Instructions to follow: Word for word, copy all the data and drop the pictures.

Dataset content:
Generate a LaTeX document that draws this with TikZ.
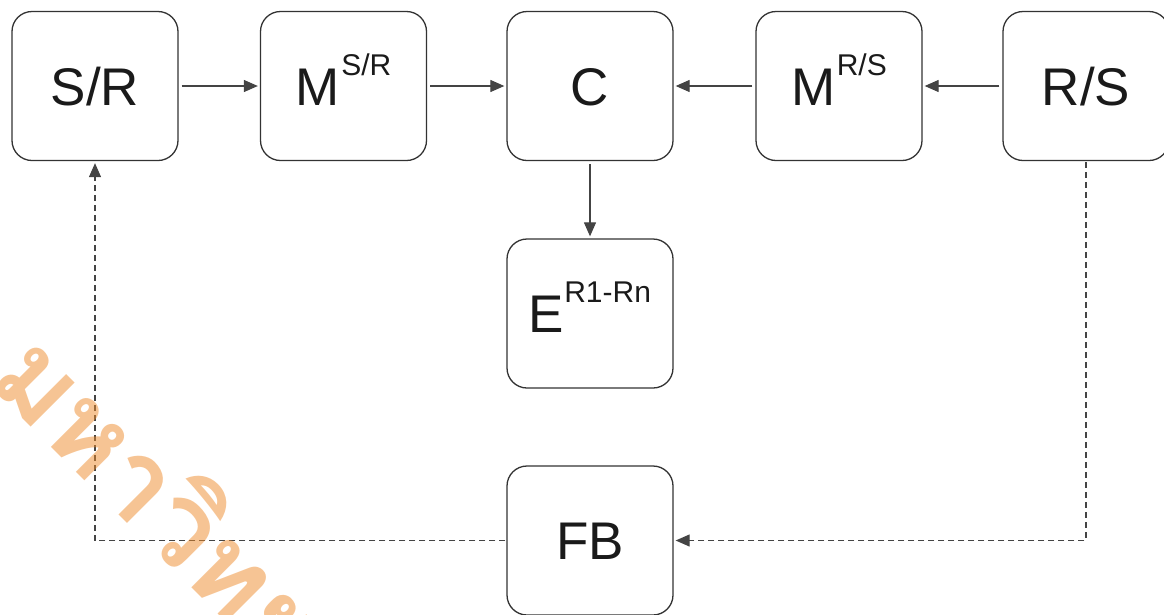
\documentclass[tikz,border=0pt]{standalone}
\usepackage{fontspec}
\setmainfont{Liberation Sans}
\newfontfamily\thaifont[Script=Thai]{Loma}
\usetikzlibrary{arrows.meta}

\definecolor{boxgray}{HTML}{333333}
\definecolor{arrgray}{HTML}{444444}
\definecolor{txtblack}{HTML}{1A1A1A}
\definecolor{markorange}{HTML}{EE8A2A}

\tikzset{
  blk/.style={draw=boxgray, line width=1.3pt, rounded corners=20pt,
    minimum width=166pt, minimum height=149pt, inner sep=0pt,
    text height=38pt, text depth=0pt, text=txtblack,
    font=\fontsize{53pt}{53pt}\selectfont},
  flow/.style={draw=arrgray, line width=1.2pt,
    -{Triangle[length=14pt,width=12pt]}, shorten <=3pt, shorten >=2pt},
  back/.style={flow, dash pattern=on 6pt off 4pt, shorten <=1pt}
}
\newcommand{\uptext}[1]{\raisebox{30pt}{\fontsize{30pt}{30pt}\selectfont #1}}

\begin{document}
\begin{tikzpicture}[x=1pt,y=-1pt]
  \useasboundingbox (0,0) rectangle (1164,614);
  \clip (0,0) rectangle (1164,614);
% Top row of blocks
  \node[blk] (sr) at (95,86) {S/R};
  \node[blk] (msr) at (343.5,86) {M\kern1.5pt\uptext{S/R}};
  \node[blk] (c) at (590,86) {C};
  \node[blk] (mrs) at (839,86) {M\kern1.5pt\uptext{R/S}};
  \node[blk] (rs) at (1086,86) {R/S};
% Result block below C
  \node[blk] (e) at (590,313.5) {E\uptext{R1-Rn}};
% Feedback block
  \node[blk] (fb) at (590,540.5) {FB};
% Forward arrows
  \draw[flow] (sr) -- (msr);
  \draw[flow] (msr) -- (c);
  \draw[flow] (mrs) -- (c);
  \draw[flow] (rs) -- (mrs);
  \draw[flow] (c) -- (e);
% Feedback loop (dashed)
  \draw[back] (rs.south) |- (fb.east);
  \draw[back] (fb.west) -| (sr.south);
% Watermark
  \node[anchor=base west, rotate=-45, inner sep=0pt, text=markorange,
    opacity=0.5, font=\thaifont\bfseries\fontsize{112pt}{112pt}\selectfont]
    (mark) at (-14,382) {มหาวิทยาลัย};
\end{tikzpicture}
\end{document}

Full response:
Generate a LaTeX document that draws this with TikZ.
\documentclass[tikz,border=0pt]{standalone}
\usepackage{fontspec}
\setmainfont{Liberation Sans}
\newfontfamily\thaifont[Script=Thai]{Loma}
\usetikzlibrary{arrows.meta}

\definecolor{boxgray}{HTML}{333333}
\definecolor{arrgray}{HTML}{444444}
\definecolor{txtblack}{HTML}{1A1A1A}
\definecolor{markorange}{HTML}{EE8A2A}

\tikzset{
  blk/.style={draw=boxgray, line width=1.3pt, rounded corners=20pt,
    minimum width=166pt, minimum height=149pt, inner sep=0pt,
    text height=38pt, text depth=0pt, text=txtblack,
    font=\fontsize{53pt}{53pt}\selectfont},
  flow/.style={draw=arrgray, line width=1.2pt,
    -{Triangle[length=14pt,width=12pt]}, shorten <=3pt, shorten >=2pt},
  back/.style={flow, dash pattern=on 6pt off 4pt, shorten <=1pt}
}
\newcommand{\uptext}[1]{\raisebox{30pt}{\fontsize{30pt}{30pt}\selectfont #1}}

\begin{document}
\begin{tikzpicture}[x=1pt,y=-1pt]
  \useasboundingbox (0,0) rectangle (1164,614);
  \clip (0,0) rectangle (1164,614);
% Top row of blocks
  \node[blk] (sr) at (95,86) {S/R};
  \node[blk] (msr) at (343.5,86) {M\kern1.5pt\uptext{S/R}};
  \node[blk] (c) at (590,86) {C};
  \node[blk] (mrs) at (839,86) {M\kern1.5pt\uptext{R/S}};
  \node[blk] (rs) at (1086,86) {R/S};
% Result block below C
  \node[blk] (e) at (590,313.5) {E\uptext{R1-Rn}};
% Feedback block
  \node[blk] (fb) at (590,540.5) {FB};
% Forward arrows
  \draw[flow] (sr) -- (msr);
  \draw[flow] (msr) -- (c);
  \draw[flow] (mrs) -- (c);
  \draw[flow] (rs) -- (mrs);
  \draw[flow] (c) -- (e);
% Feedback loop (dashed)
  \draw[back] (rs.south) |- (fb.east);
  \draw[back] (fb.west) -| (sr.south);
% Watermark
  \node[anchor=base west, rotate=-45, inner sep=0pt, text=markorange,
    opacity=0.5, font=\thaifont\bfseries\fontsize{112pt}{112pt}\selectfont]
    (mark) at (-14,382) {มหาวิทยาลัย};
\end{tikzpicture}
\end{document}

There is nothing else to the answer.